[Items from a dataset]
== == ==

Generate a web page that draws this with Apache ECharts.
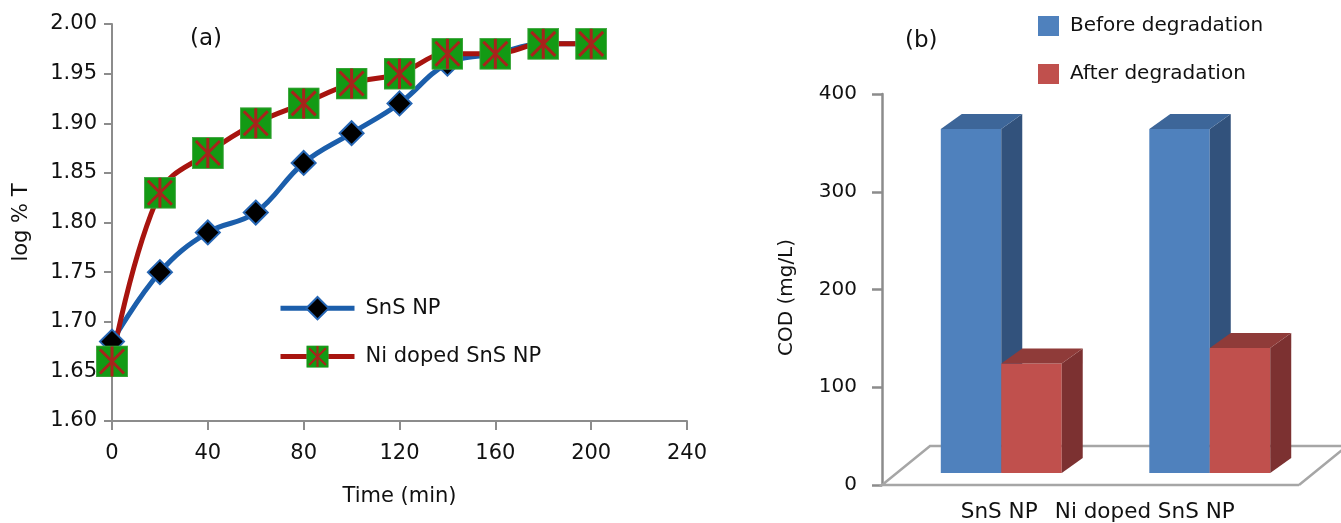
<!DOCTYPE html>
<html>
<head>
<meta charset="utf-8">
<script src="https://cdn.jsdelivr.net/npm/echarts@6/dist/echarts.min.js"></script>
<style>
  html, body { margin: 0; padding: 0; background: #fff; }
  #chart { width: 1341px; height: 523px; }
</style>
</head>
<body>
<div id="chart"></div>
<script>
// (a) log %T against time
const timeMin = [0, 20, 40, 60, 80, 100, 120, 140, 160, 180, 200];
const snsNP = [1.68, 1.75, 1.79, 1.81, 1.86, 1.89, 1.92, 1.96, 1.97, 1.98, 1.98];
const niSnsNP = [1.66, 1.83, 1.87, 1.90, 1.92, 1.94, 1.95, 1.97, 1.97, 1.98, 1.98];

// (b) COD before / after
const categories = ['SnS NP', 'Ni doped SnS NP'];
const codBefore = [352, 352];
const codAfter = [112, 128];

const font = 'DejaVu Sans';
const ink = '#111';
const axisGray = '#8c8c8c';

// green square with red asterisk
const niSvg = "<svg xmlns='http://www.w3.org/2000/svg' width='64' height='64' viewBox='0 0 32 32'>" +
  "<rect x='0.5' y='0.5' width='31' height='31' fill='#139a14' stroke='#45a845' stroke-width='1'/>" +
  "<path d='M4 4L28 28M28 4L4 28M16 1V31' stroke='#a8231c' stroke-width='3' fill='none'/></svg>";
const niSymbol = 'image://data:image/svg+xml;charset=utf-8,' + encodeURIComponent(niSvg);

const chart = echarts.init(document.getElementById('chart'));

// 3d-ish column: front face, right side, top
function bar3d(side, colors) {
  return function (params, api) {
    const c = api.value(0);
    const base = api.coord([c, 0]);
    const top = api.coord([c, api.value(1)]);
    const band = api.size([1, 0])[0];
    const barW = band * 0.29;
    const cx = base[0] + band * 0.072;
    const x0 = side === 0 ? cx - barW : cx;
    const x1 = x0 + barW;
    const yb = base[1] - 12, yt = top[1] - 12;
    const dx = 21, dy = 15;
    return {
      type: 'group',
      children: [
        { type: 'rect', shape: { x: x0, y: yt, width: barW, height: yb - yt }, style: { fill: colors[0] } },
        { type: 'polygon', shape: { points: [[x1, yt], [x1 + dx, yt - dy], [x1 + dx, yb - dy], [x1, yb]] }, style: { fill: colors[2] } },
        { type: 'polygon', shape: { points: [[x0, yt], [x0 + dx, yt - dy], [x1 + dx, yt - dy], [x1, yt]] }, style: { fill: colors[1] } }
      ]
    };
  };
}

// floor plane under the columns
function floor(params, api) {
  const base = api.coord([0, 0]);
  const band = api.size([1, 0])[0];
  const left = base[0] - band / 2;
  const right = left + band * categories.length;
  const y = base[1];
  return {
    type: 'polyline',
    shape: { points: [[right, y], [left, y], [left + 48, y - 39], [right + 48, y - 39], [right, y]] },
    style: { stroke: '#a6a6a6', lineWidth: 2.5, fill: null }
  };
}

chart.setOption({
  animation: false,
  textStyle: { fontFamily: font, color: ink },
  title: [
    { text: '(a)', left: 190, top: 28, padding: 0, textStyle: { fontFamily: font, fontSize: 23, fontWeight: 'normal', color: ink } },
    { text: '(b)', left: 905, top: 30, padding: 0, textStyle: { fontFamily: font, fontSize: 23, fontWeight: 'normal', color: ink } }
  ],
  legend: [
    {
      data: ['SnS NP', 'Ni doped SnS NP'],
      orient: 'vertical', left: 278, top: 296, padding: 0,
      itemWidth: 74, itemHeight: 28, itemGap: 25,
      lineStyle: { width: 5 },
      textStyle: { fontFamily: font, fontSize: 21, color: ink, padding: [0, 0, 0, 6] }
    },
    {
      data: ['Before degradation', 'After degradation'],
      orient: 'vertical', left: 1038, top: 16, padding: 0,
      icon: 'rect', itemWidth: 21, itemHeight: 20, itemGap: 28,
      textStyle: { fontFamily: font, fontSize: 20, color: ink, padding: [0, 0, 0, 6] }
    }
  ],
  grid: [
    { left: 112, top: 24, width: 575, height: 397 },
    { left: 882, top: 94, width: 417, height: 392 }
  ],
  xAxis: [
    {
      gridIndex: 0, type: 'value', min: 0, max: 240, interval: 40,
      name: 'Time (min)', nameLocation: 'middle', nameGap: 65,
      nameTextStyle: { fontFamily: font, fontSize: 21, color: ink },
      axisLine: { lineStyle: { color: axisGray, width: 2 } },
      axisTick: { length: 9, lineStyle: { color: axisGray, width: 2 } },
      axisLabel: { fontFamily: font, fontSize: 21, color: ink, margin: 22 },
      splitLine: { show: false }
    },
    {
      gridIndex: 1, type: 'category', data: [
        { value: categories[0], textStyle: { padding: [0, 0, 0, 26] } },
        { value: categories[1], textStyle: { padding: [0, 100, 0, 0] } }
      ],
      axisLine: { show: false }, axisTick: { show: false },
      axisLabel: { fontFamily: font, fontSize: 21.5, color: ink, margin: 16, interval: 0 }
    }
  ],
  yAxis: [
    {
      gridIndex: 0, type: 'value', min: 1.6, max: 2.0, interval: 0.05,
      name: 'log % T', nameLocation: 'middle', nameGap: 80,
      nameTextStyle: { fontFamily: font, fontSize: 21, color: ink },
      axisLine: { show: true, lineStyle: { color: axisGray, width: 2 } },
      axisTick: { show: true, length: 8, lineStyle: { color: axisGray, width: 2 } },
      axisLabel: { fontFamily: font, fontSize: 21, color: ink, margin: 15, formatter: v => v.toFixed(2) },
      splitLine: { show: false }
    },
    {
      gridIndex: 1, type: 'value', min: 0, max: 400, interval: 100,
      name: 'COD (mg/L)', nameLocation: 'middle', nameGap: 85,
      nameTextStyle: { fontFamily: font, fontSize: 20, color: ink, padding: [0, 16, 0, 0] },
      axisLine: { show: true, lineStyle: { color: axisGray, width: 2.5 } },
      axisTick: { show: true, length: 10, lineStyle: { color: axisGray, width: 2.5 } },
      axisLabel: { fontFamily: font, fontSize: 20, color: ink, margin: 25 },
      splitLine: { show: false }
    }
  ],
  series: [
    {
      name: 'SnS NP', type: 'line', xAxisIndex: 0, yAxisIndex: 0,
      data: timeMin.map((t, i) => [t, snsNP[i]]),
      smooth: 0.4,
      lineStyle: { color: '#1b5eab', width: 5 },
      symbol: 'diamond', symbolSize: 24,
      itemStyle: { color: '#000', borderColor: '#2666b4', borderWidth: 2 }
    },
    {
      name: 'Ni doped SnS NP', type: 'line', xAxisIndex: 0, yAxisIndex: 0,
      data: timeMin.map((t, i) => [t, niSnsNP[i]]),
      smooth: 0.4,
      lineStyle: { color: '#a8140f', width: 5 },
      symbol: niSymbol, symbolSize: 32,
      itemStyle: { color: '#139a14' }
    },
    {
      type: 'custom', xAxisIndex: 1, yAxisIndex: 1, silent: true, z: 1,
      data: [[0, 0]], renderItem: floor
    },
    {
      name: 'Before degradation', type: 'custom', xAxisIndex: 1, yAxisIndex: 1, z: 2,
      itemStyle: { color: '#4f81bd' },
      data: codBefore.map((v, i) => [i, v]),
      encode: { x: 0, y: 1 },
      renderItem: bar3d(0, ['#4f81bd', '#3d6699', '#32527c'])
    },
    {
      name: 'After degradation', type: 'custom', xAxisIndex: 1, yAxisIndex: 1, z: 3,
      itemStyle: { color: '#c0504d' },
      data: codAfter.map((v, i) => [i, v]),
      encode: { x: 0, y: 1 },
      renderItem: bar3d(1, ['#c0504d', '#8f3b39', '#7c3131'])
    }
  ]
});
</script>
</body>
</html>
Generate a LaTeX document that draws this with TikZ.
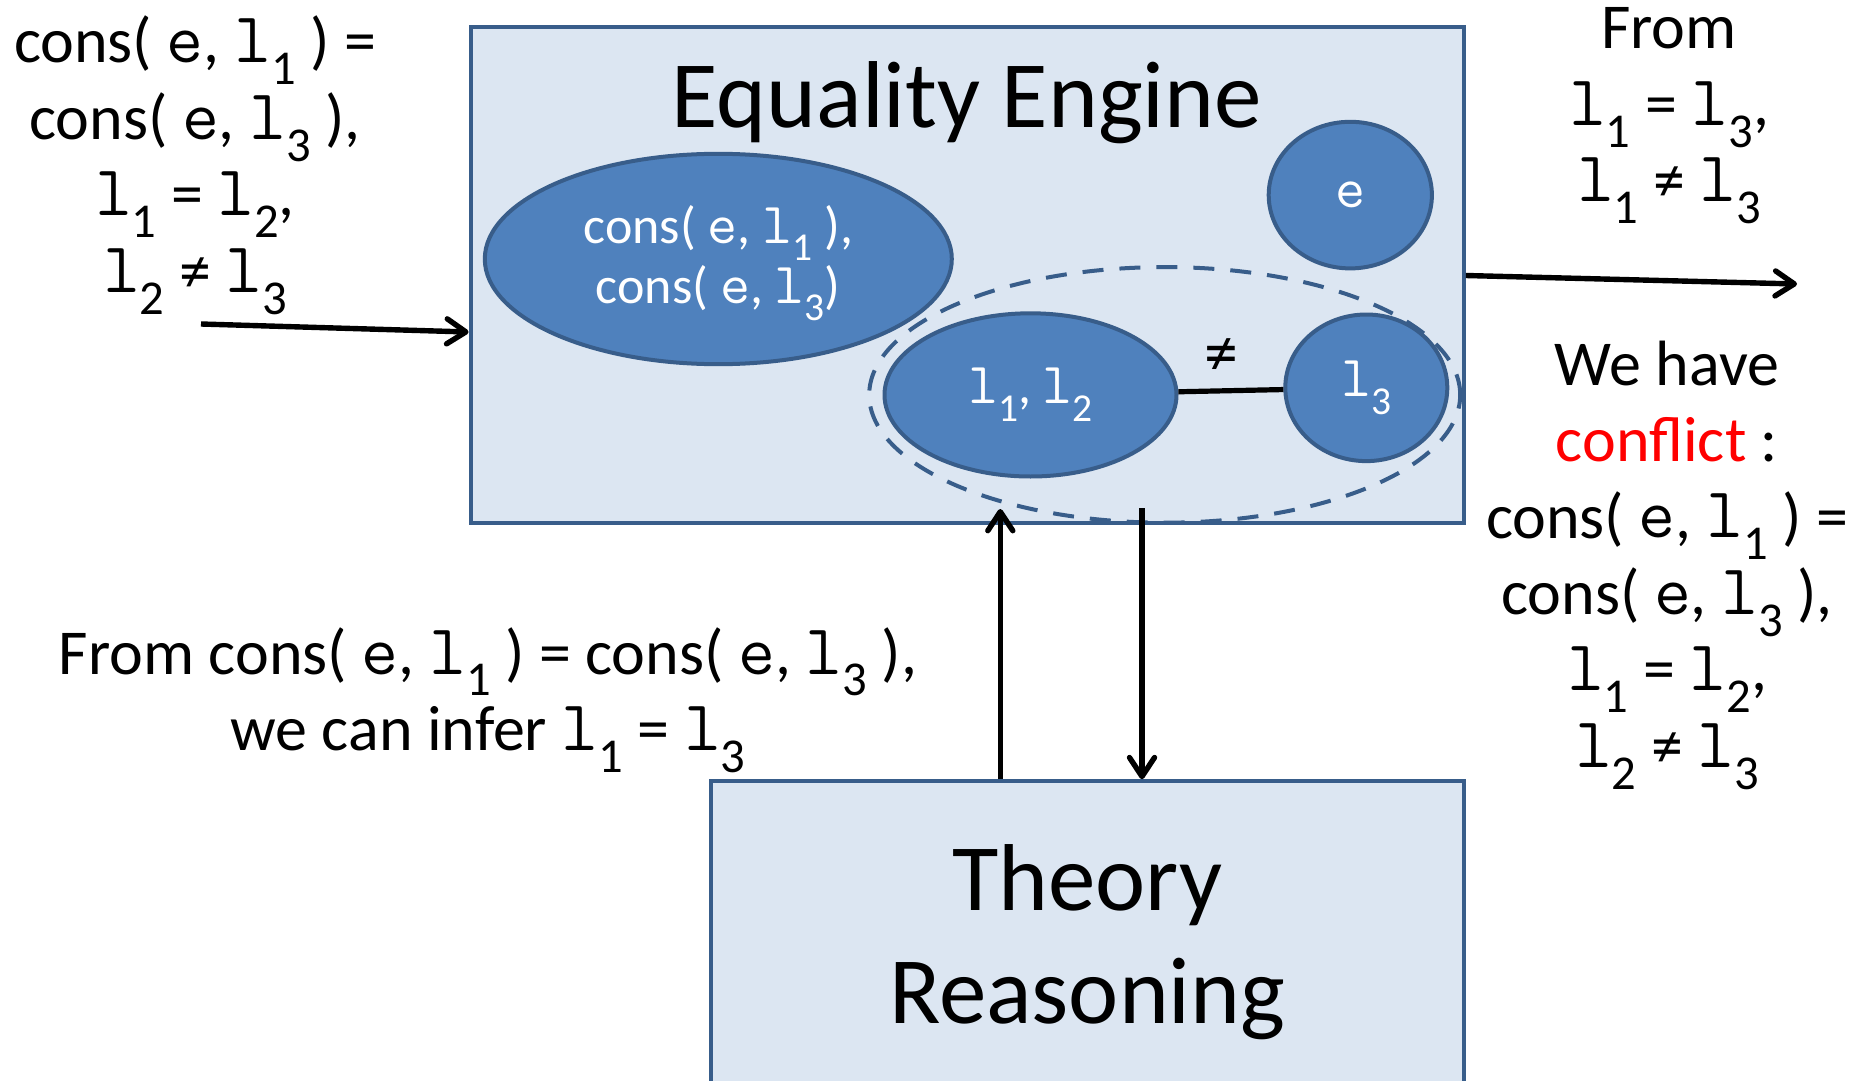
\documentclass[tikz,border=0pt]{standalone}
\usepackage{fontspec}
\usepackage{graphicx}
\setmainfont{Carlito}
\usetikzlibrary{shapes.geometric,arrows.meta}

\definecolor{boxfill}{HTML}{DCE6F2}
\definecolor{boxline}{HTML}{385D8A}
\definecolor{blobfill}{HTML}{4F81BD}
\definecolor{hot}{HTML}{FF0000}

% typewriter variable names and lowered index digits
\newcommand\tv[1]{{\ttfamily\scalebox{1.12}{#1}}}
\newcommand\sub[1]{\raisebox{-0.34em}{\scalebox{0.76}{#1}}}
% centred stack of lines whose baseline is the first line
\newcommand\lines[1]{\begin{tabular}[t]{@{}c@{}}#1\end{tabular}}

\begin{document}
\begin{tikzpicture}[x=0.5pt,y=-0.5pt,
  panel/.style={rectangle, draw=boxline, fill=boxfill, line width=2pt, inner sep=0},
  blob/.style={ellipse, draw=boxline, fill=blobfill, line width=2pt, inner sep=0,
    text=white, font=\fontsize{26}{30}\selectfont},
  classring/.style={ellipse, draw=boxline, line width=2pt, inner sep=0,
    dash pattern=on 10.5pt off 8pt},
  body/.style={inner sep=0, anchor=base, font=\fontsize{32}{38.25}\selectfont},
  heading/.style={inner sep=0, anchor=base, font=\fontsize{47.5}{56.5}\selectfont},
  arr/.style={line width=2.7pt,
    -{Straight Barb[length=9.5pt,width=12.5pt,round]}}]

\useasboundingbox (0,0) rectangle (1854,1081);
\fill[white] (0,0) rectangle (1854,1081);
\clip (0,0) rectangle (1854,1081);

% equality engine
\node[panel, minimum width=496.6pt, minimum height=247.7pt] (eng) at (967.2,274.9) {};
\node[heading] (engTitle) at (967,128) {Equality Engine};

\node[blob, minimum width=233.5pt, minimum height=105.2pt] (pairs) at (718.3,259) {};
\node[blob, draw=none, fill=none, anchor=base] (pairsText) at (718.3,243)
  {\lines{cons(~\tv{e}, \tv{l}\sub{1}~),\\cons(~\tv{e}, \tv{l}\sub{3})}};
\node[blob, minimum width=81.6pt, minimum height=73.3pt] (eNode) at (1350.3,195.1) {\tv{e}};
\node[blob, minimum width=146pt, minimum height=81.6pt] (l12) at (1030.5,394.9)
  {\tv{l}\sub{1}, \tv{l}\sub{2}};
\node[blob, minimum width=81pt, minimum height=73.3pt] (l3) at (1366.3,387.8) {\tv{l}\sub{3}};
\node[classring, minimum width=295.5pt, minimum height=127.8pt] (cls) at (1164.7,394.9) {};

\draw[line width=2.6pt] (l12) -- (l3);
\node[inner sep=0, font=\fontsize{34}{38}\selectfont] (neq) at (1221,357) {≠};

% theory reasoning
\node[panel, minimum width=376.6pt, minimum height=170pt, anchor=north] (theory) at (1087.2,779.2) {};
\node[heading] (theoryText) at (1087.2,910) {\lines{Theory\\Reasoning}};

% annotations
\node[body] (given) at (195,63)
  {\lines{cons(~\tv{e}, \tv{l}\sub{1}~) =\\cons(~\tv{e}, \tv{l}\sub{3}~),\\
   \tv{l}\sub{1} = \tv{l}\sub{2},\\\tv{l}\sub{2} ≠ \tv{l}\sub{3}}};
\node[body] (derived) at (1669,49)
  {\lines{From\\\tv{l}\sub{1} = \tv{l}\sub{3},\\\tv{l}\sub{1} ≠ \tv{l}\sub{3}}};
\node[body] (verdict) at (1667,385)
  {\lines{We have\\\textcolor{hot}{conflict} :\\cons(~\tv{e}, \tv{l}\sub{1}~) =\\
   cons(~\tv{e}, \tv{l}\sub{3}~),\\\tv{l}\sub{1} = \tv{l}\sub{2},\\\tv{l}\sub{2} ≠ \tv{l}\sub{3}}};
\node[body] (infer) at (488,674)
  {\lines{From cons(~\tv{e}, \tv{l}\sub{1}~) = cons(~\tv{e}, \tv{l}\sub{3}~),\\
   we can infer \tv{l}\sub{1} = \tv{l}\sub{3}}};

% connectors
\coordinate (inStart) at (201,324);
\coordinate (inLvl) at (0,332);
\draw[arr] (inStart) -- (eng.west |- inLvl);
\coordinate (outLvl) at (0,275.5);
\coordinate (outEnd) at (1797,284);
\draw[arr] (eng.east |- outLvl) -- (outEnd);
\coordinate (upTip) at (1000.3,509);
\coordinate (downTail) at (1142,508);
\draw[arr] (theory.north -| upTip) -- (upTip);
\draw[arr] (downTail) -- (theory.north -| downTail);
\end{tikzpicture}
\end{document}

== == ==

§ YOUR GOAL
Using the material above, copy every line in which the string "this" occurs.

§ TASK SOLUTION
Generate a web page that draws this with Apache ECharts.
Generate a LaTeX document that draws this with TikZ.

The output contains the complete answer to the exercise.